有草的地方,就有放牛娃手摇皮鞭的豪迈。这样的草,常常长在山里,山不大,除过一些高低不一的灌木就是青草了。杂乱无章的草,叫不上名字的草,汲取了土地的营养,被清澈的山泉滋润着,无怨无悔地哺育着家乡的牛儿羊儿,它们膘肥体壮,毛色发亮。瞧,牛儿摇着尾巴,满足的啃食着一丛丛茂盛的草,不安分的羊儿却不是那般,平坦里的草不吃,偏偏攀到山崖上,站在陡峭的悬崖边,品尝带刺的。即使嘴巴扎出了鲜血,也一样咀嚼得津津有味。几十年过去了,这样的情景,仍然历历在目。舍弃容易得到的食物,却非要尝遍艰辛,历经风险要去它处?长辈流传下来的一句俗语,破解了端倪:“羊吃枣刺就是图扎呢!”
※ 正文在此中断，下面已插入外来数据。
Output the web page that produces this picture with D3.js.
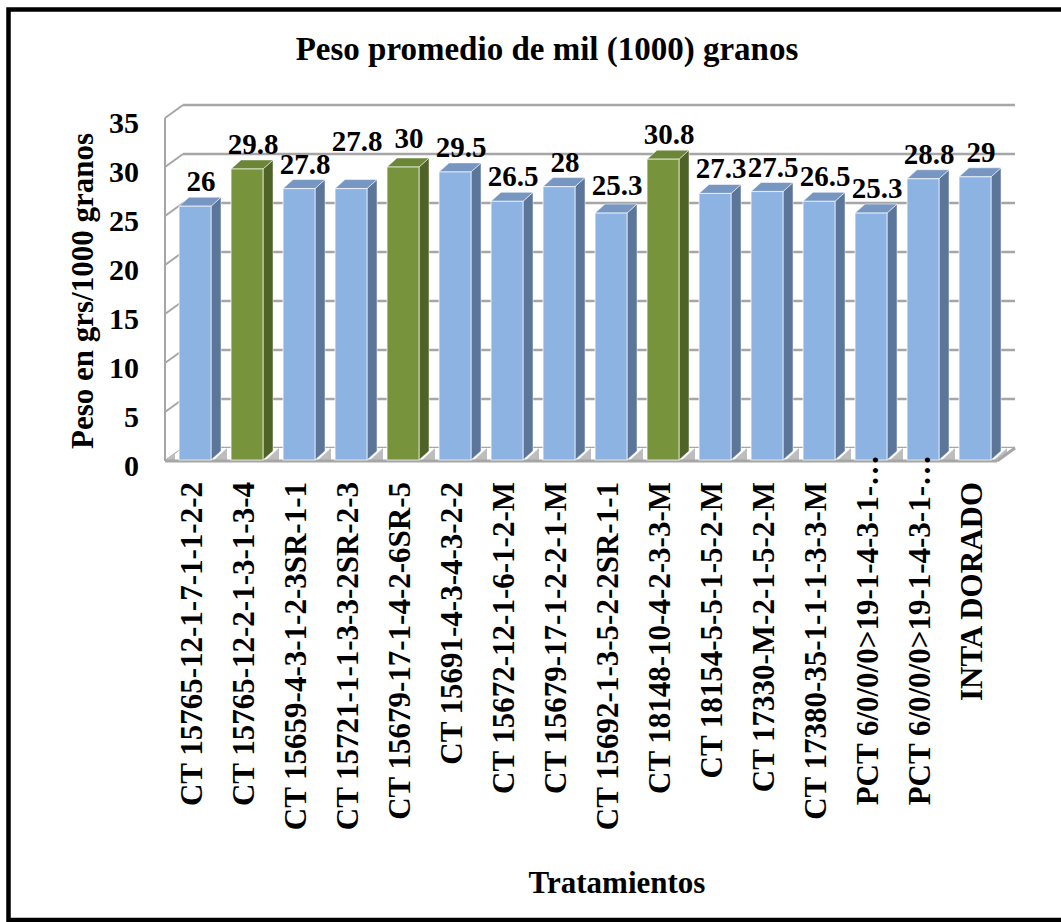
<!DOCTYPE html>
<html>
<head>
<meta charset="utf-8">
<script src="https://cdn.jsdelivr.net/npm/d3@7"></script>
<style>
  html, body { margin: 0; padding: 0; background: #fff; }
</style>
</head>
<body>
<script>
// Treatments (lines) on the category axis
const categories = [
  "CT 15765-12-1-7-1-1-2-2",
  "CT 15765-12-2-1-3-1-3-4",
  "CT 15659-4-3-1-2-3SR-1-1",
  "CT 15721-1-1-3-3-2SR-2-3",
  "CT 15679-17-1-4-2-6SR-5",
  "CT 15691-4-3-4-3-2-2",
  "CT 15672-12-1-6-1-2-M",
  "CT 15679-17-1-2-2-1-M",
  "CT 15692-1-3-5-2-2SR-1-1",
  "CT 18148-10-4-2-3-3-M",
  "CT 18154-5-5-1-5-2-M",
  "CT 17330-M-2-1-5-2-M",
  "CT 17380-35-1-1-1-3-3-M",
  "PCT 6/0/0/0>19-1-4-3-1-\u2026",
  "PCT 6/0/0/0>19-1-4-3-1-\u2026",
  "INTA DORADO"
];
// Average weight of 1000 grains (g)
const values = [26, 29.8, 27.8, 27.8, 30, 29.5, 26.5, 28, 25.3, 30.8, 27.3, 27.5, 26.5, 25.3, 28.8, 29];
// Highlighted lines (heaviest grains) drawn in green
const groups = ["base", "top", "base", "base", "top", "base", "base", "base", "base", "top", "base", "base", "base", "base", "base", "base"];
const yTicks = [0, 5, 10, 15, 20, 25, 30, 35];

const title = "Peso promedio de mil (1000) granos";
const yTitle = "Peso en grs/1000 granos";
const xTitle = "Tratamientos";

const FONT = "Liberation Serif";

const W = 1061, H = 922;
const svg = d3.select("body").append("svg")
  .attr("width", W).attr("height", H)
  .style("display", "block");

svg.append("rect").attr("width", W).attr("height", H).attr("fill", "#fff");

// Chart frame
svg.append("rect")
  .attr("x", 8.5).attr("y", 9.5)
  .attr("width", 1200).attr("height", 910.5)
  .attr("fill", "none").attr("stroke", "#000").attr("stroke-width", 4.5);

// Scales (front plane of the 3D box); two lines share a name, so bands are keyed by index
const idx = d3.range(categories.length);
const x = d3.scaleBand().domain(idx).range([165, 997]);
const y = d3.scaleLinear().domain([0, 35]).range([461, 118]);

// Depth of the walls and of the columns
const wallDx = 18, wallDy = 13;
const barDx = 10, barDy = 9;
const barOffset = x.step() * 0.27;
const barW = x.bandwidth() * 0.615;
const barBase = y(0) - 1;

const gridColor = "#A6A6A6";
const x0 = x.range()[0], x1 = x.range()[1];
const pts = arr => arr.map(p => p.join(",")).join(" ");

// Back wall gridlines
svg.append("g").selectAll("line").data(yTicks).join("line")
  .attr("x1", x0 + wallDx).attr("x2", x1 + wallDx)
  .attr("y1", d => y(d) - wallDy).attr("y2", d => y(d) - wallDy)
  .attr("stroke", gridColor).attr("stroke-width", 2.5);

// Side wall gridlines
svg.append("g").selectAll("line").data(yTicks).join("line")
  .attr("x1", x0).attr("x2", x0 + wallDx)
  .attr("y1", d => y(d)).attr("y2", d => y(d) - wallDy)
  .attr("stroke", gridColor).attr("stroke-width", 2);

// Value axis edge
svg.append("line")
  .attr("x1", x0).attr("x2", x0)
  .attr("y1", y(35)).attr("y2", y(0))
  .attr("stroke", gridColor).attr("stroke-width", 2);

// Floor
const floorPts = [[x0, y(0)], [x1, y(0)], [x1 + wallDx, y(0) - wallDy], [x0 + wallDx, y(0) - wallDy]];
svg.append("clipPath").attr("id", "floorClip")
  .append("polygon").attr("points", pts(floorPts));
svg.append("polygon").attr("points", pts(floorPts)).attr("fill", "#fff");

// Floor shading beside each column
const shadowIdx = d3.range(-1, categories.length);
svg.append("g").attr("clip-path", "url(#floorClip)")
  .selectAll("polygon").data(shadowIdx).join("polygon")
  .attr("points", i => {
    const bx = x0 + barOffset + i * x.step();
    const a = bx + barW + 1;
    const b = bx + barW + 16;
    return pts([[a, barBase + 2], [b, barBase - 12], [b, barBase + 2]]);
  })
  .attr("fill", "#BDBDBD");

svg.append("line")
  .attr("x1", x0).attr("x2", x1).attr("y1", y(0)).attr("y2", y(0))
  .attr("stroke", gridColor).attr("stroke-width", 3);
svg.append("line")
  .attr("x1", x1).attr("x2", x1 + wallDx).attr("y1", y(0)).attr("y2", y(0) - wallDy)
  .attr("stroke", gridColor).attr("stroke-width", 3);

// Column colours
const palette = {
  base: { front: "#8DB3E2", side: "#5B7699", top: "#7797C2" },
  top:  { front: "#77933C", side: "#4F6228", top: "#6A8636" }
};

const data = idx.map(i => ({ i, c: categories[i], v: values[i], g: groups[i] }));

const bars = svg.append("g").selectAll("g").data(data).join("g");

bars.append("polygon")
  .attr("points", d => {
    const bx = x(d.i) + barOffset, yt = y(d.v);
    return pts([[bx + barW, yt], [bx + barW + barDx, yt - barDy], [bx + barW + barDx, barBase - barDy], [bx + barW, barBase]]);
  })
  .attr("fill", d => palette[d.g].side)
  .attr("stroke", "#fff").attr("stroke-opacity", 0.5).attr("stroke-width", 1);

bars.append("polygon")
  .attr("points", d => {
    const bx = x(d.i) + barOffset, yt = y(d.v);
    return pts([[bx, yt], [bx + barDx, yt - barDy], [bx + barW + barDx, yt - barDy], [bx + barW, yt]]);
  })
  .attr("fill", d => palette[d.g].top)
  .attr("stroke", "#fff").attr("stroke-opacity", 0.5).attr("stroke-width", 1);

bars.append("rect")
  .attr("x", d => x(d.i) + barOffset)
  .attr("y", d => y(d.v))
  .attr("width", barW)
  .attr("height", d => barBase - y(d.v))
  .attr("fill", d => palette[d.g].front)
  .attr("stroke", "#fff").attr("stroke-opacity", 0.6).attr("stroke-width", 1.2);

const txt = sel => sel.attr("font-family", FONT).attr("font-weight", "bold").attr("fill", "#000");

// Value labels; a few are lifted so neighbouring labels do not collide
const labelLift = { 3: 23, 4: 4, 8: 3 };
svg.append("g").selectAll("text").data(data).join("text")
  .call(txt)
  .attr("x", d => x(d.i) + barOffset + (barW + barDx) / 2 + 1)
  .attr("y", d => y(d.v) - barDy - 6 - (labelLift[d.i] || 0))
  .attr("text-anchor", "middle")
  .attr("font-size", 29)
  .text(d => d.v);

// Value axis tick labels
svg.append("g").selectAll("text").data(yTicks).join("text")
  .call(txt)
  .attr("x", 139)
  .attr("y", d => y(d) + 4)
  .attr("text-anchor", "end")
  .attr("dominant-baseline", "central")
  .attr("font-size", 30)
  .text(d => d);

// Category labels (vertical)
svg.append("g").selectAll("text").data(data).join("text")
  .call(txt)
  .attr("transform", d => {
    const cx = x(d.i) + x.bandwidth() / 2 + 1 + 10;
    const yEnd = d.c.endsWith("\u2026") ? 455 : 482;
    return `translate(${cx},${yEnd}) rotate(-90)`;
  })
  .attr("text-anchor", "end")
  .attr("font-size", 31)
  .text(d => d.c);

// Titles
svg.append("text").call(txt)
  .attr("x", 547).attr("y", 60)
  .attr("text-anchor", "middle")
  .attr("font-size", 33)
  .text(title);

svg.append("text").call(txt)
  .attr("transform", "translate(93,291) rotate(-90)")
  .attr("text-anchor", "middle")
  .attr("font-size", 31)
  .text(yTitle);

svg.append("text").call(txt)
  .attr("x", 617).attr("y", 893)
  .attr("text-anchor", "middle")
  .attr("font-size", 31)
  .text(xTitle);
</script>
</body>
</html>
有草的地方,就有生机和欢乐,还有很多难忘的记忆。不得不说的是给猪拔草,夏日的乡村天亮的早,几个山妞妞相邀,乘着清爽的风儿,倾听着树上鸟儿的歌唱,提着篮子,一路朝河对岸的玉米地里进发。在宽大的玉米叶子的庇护下,那些草生得郁郁葱葱,鲜嫩无比,还散发着沁人心脾的清香,乐得她们心里顿时开了花。太阳出来了,篮子里的草也拔满了,人早已累得疲惫不堪,来到地头,在树荫下的草地上一躺,闭上眼睛,徜徉在荒草滩中,做一个憨憨的美梦。头顶是蓝天白云,身下是绿草茵茵,别有一番意境。就像作家刘亮程写的那样:“我一回头,身后的草全开花了。一大片。好像谁说了一个笑话,把一滩草惹笑了。”
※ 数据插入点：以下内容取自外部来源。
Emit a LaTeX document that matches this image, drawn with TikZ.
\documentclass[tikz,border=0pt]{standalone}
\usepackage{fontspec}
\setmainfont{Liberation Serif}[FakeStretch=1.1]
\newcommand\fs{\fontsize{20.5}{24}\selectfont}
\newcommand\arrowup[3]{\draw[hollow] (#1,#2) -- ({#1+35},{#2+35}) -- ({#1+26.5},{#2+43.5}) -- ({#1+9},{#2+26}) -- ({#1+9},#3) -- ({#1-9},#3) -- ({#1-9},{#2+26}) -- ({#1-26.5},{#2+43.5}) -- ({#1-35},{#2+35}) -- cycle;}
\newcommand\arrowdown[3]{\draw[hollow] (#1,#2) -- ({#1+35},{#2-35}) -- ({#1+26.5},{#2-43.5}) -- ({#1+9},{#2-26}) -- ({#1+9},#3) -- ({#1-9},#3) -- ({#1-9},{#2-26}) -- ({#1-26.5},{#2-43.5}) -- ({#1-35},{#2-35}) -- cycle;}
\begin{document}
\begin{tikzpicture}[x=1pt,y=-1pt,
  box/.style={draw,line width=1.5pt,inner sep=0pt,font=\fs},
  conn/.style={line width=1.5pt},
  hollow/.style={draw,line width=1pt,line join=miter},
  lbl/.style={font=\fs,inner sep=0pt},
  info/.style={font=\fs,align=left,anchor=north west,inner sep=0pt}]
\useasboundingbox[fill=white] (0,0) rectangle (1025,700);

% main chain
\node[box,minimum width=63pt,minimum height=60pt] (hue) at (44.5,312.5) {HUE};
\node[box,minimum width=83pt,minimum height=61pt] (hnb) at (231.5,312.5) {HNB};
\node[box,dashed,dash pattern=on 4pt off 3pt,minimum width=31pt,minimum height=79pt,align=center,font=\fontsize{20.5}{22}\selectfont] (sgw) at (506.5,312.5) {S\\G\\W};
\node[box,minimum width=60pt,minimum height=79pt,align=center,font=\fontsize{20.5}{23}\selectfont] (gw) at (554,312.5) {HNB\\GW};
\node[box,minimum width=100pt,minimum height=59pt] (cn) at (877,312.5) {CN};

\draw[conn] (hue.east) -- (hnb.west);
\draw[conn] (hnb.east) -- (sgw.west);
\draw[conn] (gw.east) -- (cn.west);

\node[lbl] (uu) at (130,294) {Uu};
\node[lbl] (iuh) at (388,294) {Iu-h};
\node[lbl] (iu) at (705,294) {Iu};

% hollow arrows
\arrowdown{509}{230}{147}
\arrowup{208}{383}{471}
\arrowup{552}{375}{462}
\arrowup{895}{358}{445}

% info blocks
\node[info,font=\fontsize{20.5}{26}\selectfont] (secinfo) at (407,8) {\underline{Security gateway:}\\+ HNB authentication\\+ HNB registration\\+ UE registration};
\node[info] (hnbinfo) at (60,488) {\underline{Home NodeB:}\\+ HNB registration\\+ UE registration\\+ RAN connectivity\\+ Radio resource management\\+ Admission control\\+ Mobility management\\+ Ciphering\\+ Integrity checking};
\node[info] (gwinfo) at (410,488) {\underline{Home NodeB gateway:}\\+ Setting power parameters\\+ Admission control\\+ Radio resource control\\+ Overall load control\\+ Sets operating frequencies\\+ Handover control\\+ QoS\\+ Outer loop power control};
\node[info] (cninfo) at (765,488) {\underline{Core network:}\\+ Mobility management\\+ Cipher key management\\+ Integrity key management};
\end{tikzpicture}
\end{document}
有草的地方,就有清凉和惬意。家乡有处美丽、神奇的地方——关山草原。这里草甸丰茂,坡缓谷阔,山脊起伏,绿茵似毯,自然风光无限美好。炎炎夏日,青翠的草原氤氲在一层浓浓的雾霭中,点缀着情感流动的天空,像镶嵌在陇州大地上的一颗璀璨的明珠,熠熠生辉。草原、蒙古包、房车营地,置身于关山草原,人就像进入了人间天堂。城市里闷热难耐,这里却凉风习习,空气清新,水肥草绿,越来越多的游人把那里当作了纳凉消暑的绝好去处。想不到,草成了家乡的“形象代言人”,关山草原成了家乡的名片。
城市里也有草,不像家乡的草那样随处可见,它们被辛勤的园丁设计得很体面,整齐的草坪成了一道亮丽的风景。人们无微不至地呵护着——“千万别踩疼了小草呦!”“小草在成长,请勿打扰。”但是,在于我,总觉得少了些什么,多年来,记忆中还存留着儿时家乡那些野草的风影。
家乡的草没有灰尘的侵扰,没有汽笛的喧嚣,带着泥土的芳香,蔓延在我的心灵深处,让人怀念,让人深爱。